Export activity in the industry came in waves last year. While demand for the weight-loss injections is expected to continue, year-on-year growth should drop off.
Possible scenarios
The Central Bank’s baseline projections are 3.5% inflation for 2026 and 2.9% for 2027. It also laid out what better and worse outcomes would look like.
A milder scenario would involve a swift resolution to the conflict in the Middle East, leading to lower oil and gas prices and increased consumer spending. Inflation would end up being lower than the 2.9% baseline forecast for 2027.
In an “adverse” scenario, oil and gas prices rise by 10% and 14% above the baseline and stay high until the end of 2028. Inflation would increase by 0.3 percentage points above the baseline projection.
In the event of a protracted conflict, oil and gas prices could rise above the 2026 baseline by as much as 32% and 63%.
“Persistently higher energy and food commodity prices could push inflation toward 5% in 2027 while significantly slowing growth,” the report said.
It also said there could be broader supply chain disruptions, such as sharp price increases in fertilisers and helium, a critical semiconductor input. These knock-on effects aren’t captured in the scenarios laid out by the Central Bank.
It said, however, that indirect effects from higher energy costs could be felt by workers.
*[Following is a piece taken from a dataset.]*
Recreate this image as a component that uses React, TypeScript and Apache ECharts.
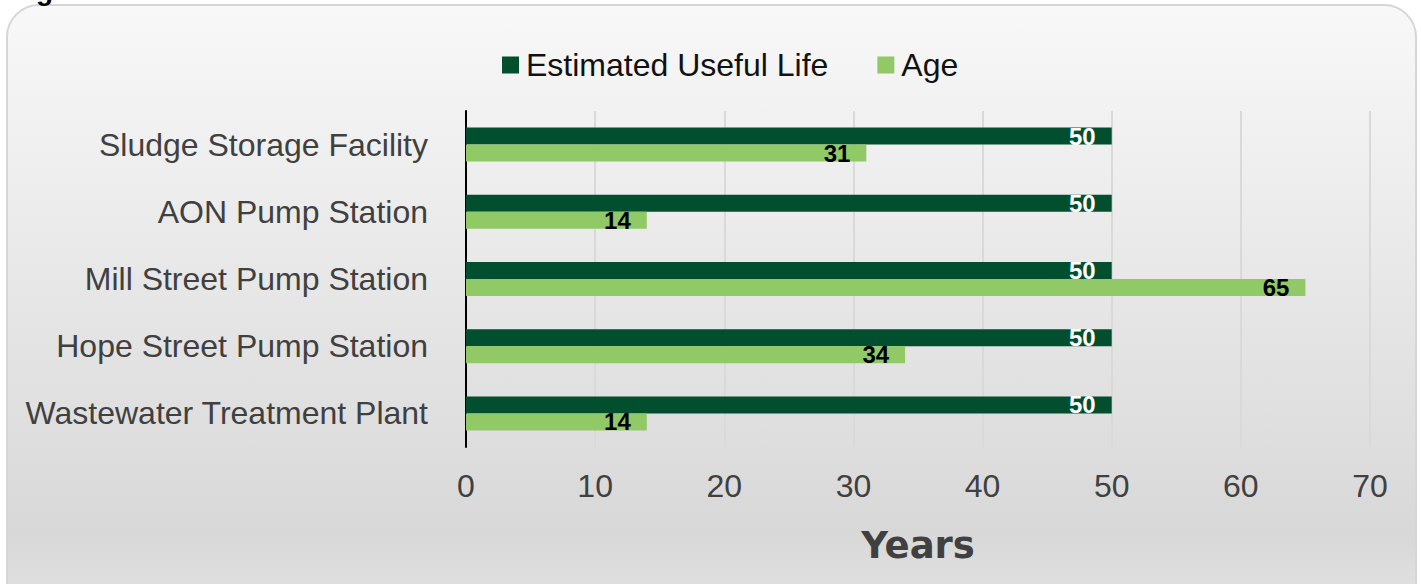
import React, { useEffect, useRef } from "react";
import * as echarts from "echarts";

const categories = [
  "Sludge Storage Facility",
  "AON Pump Station",
  "Mill Street Pump Station",
  "Hope Street Pump Station",
  "Wastewater Treatment Plant",
];
const usefulLife = [50, 50, 50, 50, 50];
const age = [31, 14, 65, 34, 14];
const seriesNames = ["Estimated Useful Life", "Age"];
const xTicks = { min: 0, max: 70, interval: 10 };
const axisTitle = "Years";

const FONT = "'Liberation Sans', Arial, sans-serif";
const DARK = "#024f2f";
const LIGHT = "#92c967";

export default function App() {
  const ref = useRef<HTMLDivElement>(null);
  useEffect(() => {
    if (!ref.current) return;
    const chart = echarts.init(ref.current, undefined, { renderer: "svg" });
    chart.setOption({
      animation: false,
      backgroundColor: "#ffffff",
      textStyle: { fontFamily: FONT },
      graphic: [
        {
          type: "rect",
          z: -10,
          silent: true,
          shape: { x: 7, y: 5, width: 1409, height: 620, r: 32 },
          style: {
            fill: new echarts.graphic.LinearGradient(0, 0, 0, 1, [
              { offset: 0, color: "#f8f8f8" },
              { offset: 0.85, color: "#d8d8d8" },
              { offset: 1, color: "#e4e4e4" },
            ]),
            stroke: "#d6d6d6",
            lineWidth: 2,
          },
        },
        {
          type: "text",
          x: 36,
          y: 4,
          z: 10,
          silent: true,
          style: {
            text: "g",
            fontSize: 28,
            fontWeight: "bold",
            fontFamily: FONT,
            fill: "#000000",
            verticalAlign: "bottom",
          },
        },
      ],
      legend: {
        left: 497,
        top: 44,
        itemWidth: 17,
        itemHeight: 17,
        itemGap: 49,
        icon: "rect",
        textStyle: { fontSize: 32, color: "#111111", fontFamily: FONT, padding: [0, 0, 0, 2] },
        data: seriesNames,
      },
      grid: { left: 466, right: 51, top: 111, bottom: 137, containLabel: false },
      xAxis: {
        type: "value",
        min: xTicks.min,
        max: xTicks.max,
        interval: xTicks.interval,
        name: axisTitle,
        nameLocation: "middle",
        nameGap: 80,
        nameTextStyle: {
          fontSize: 37,
          fontWeight: "bold",
          color: "#404040",
          fontFamily: "'DejaVu Sans', sans-serif",
        },
        axisLine: { show: false },
        axisTick: { show: false },
        axisLabel: { fontSize: 32, color: "#404040", margin: 23, fontFamily: FONT },
        splitLine: { show: true, lineStyle: { color: "#d9d9d9", width: 2 } },
      },
      yAxis: {
        type: "category",
        inverse: true,
        data: categories,
        axisLine: { show: true, lineStyle: { color: "#000000", width: 2 } },
        axisTick: { show: false },
        axisLabel: { fontSize: 32, color: "#404040", margin: 38, fontFamily: FONT },
      },
      series: [
        {
          name: seriesNames[0],
          type: "bar",
          data: usefulLife,
          barWidth: 17,
          barGap: "0%",
          itemStyle: { color: DARK },
          label: {
            show: true,
            position: "insideRight",
            distance: 16,
            fontSize: 24,
            fontWeight: "bold",
            color: "#ffffff",
            fontFamily: FONT,
          },
        },
        {
          name: seriesNames[1],
          type: "bar",
          data: age,
          barWidth: 17,
          barGap: "0%",
          itemStyle: { color: LIGHT },
          label: {
            show: true,
            position: "insideRight",
            distance: 16,
            fontSize: 24,
            fontWeight: "bold",
            color: "#000000",
            fontFamily: FONT,
          },
        },
      ],
    });
    return () => chart.dispose();
  }, []);
  return (
    <div
      ref={ref}
      style={{ position: "fixed", left: 0, top: 0, width: 1421, height: 584 }}
    />
  );
}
Workers may seek nominal wage increases to compensate for real income losses, and firms could pass the higher labour costs onto consumers by raising prices.
“While no widespread evidence of such effects has emerged, the risk remains significant,” the report said.
The seasonally-adjusted unemployment rate in the first three months of 2026 was 5%, up from 4.6% in the last quarter of 2025. It’s the highest it’s been since the end of 2021.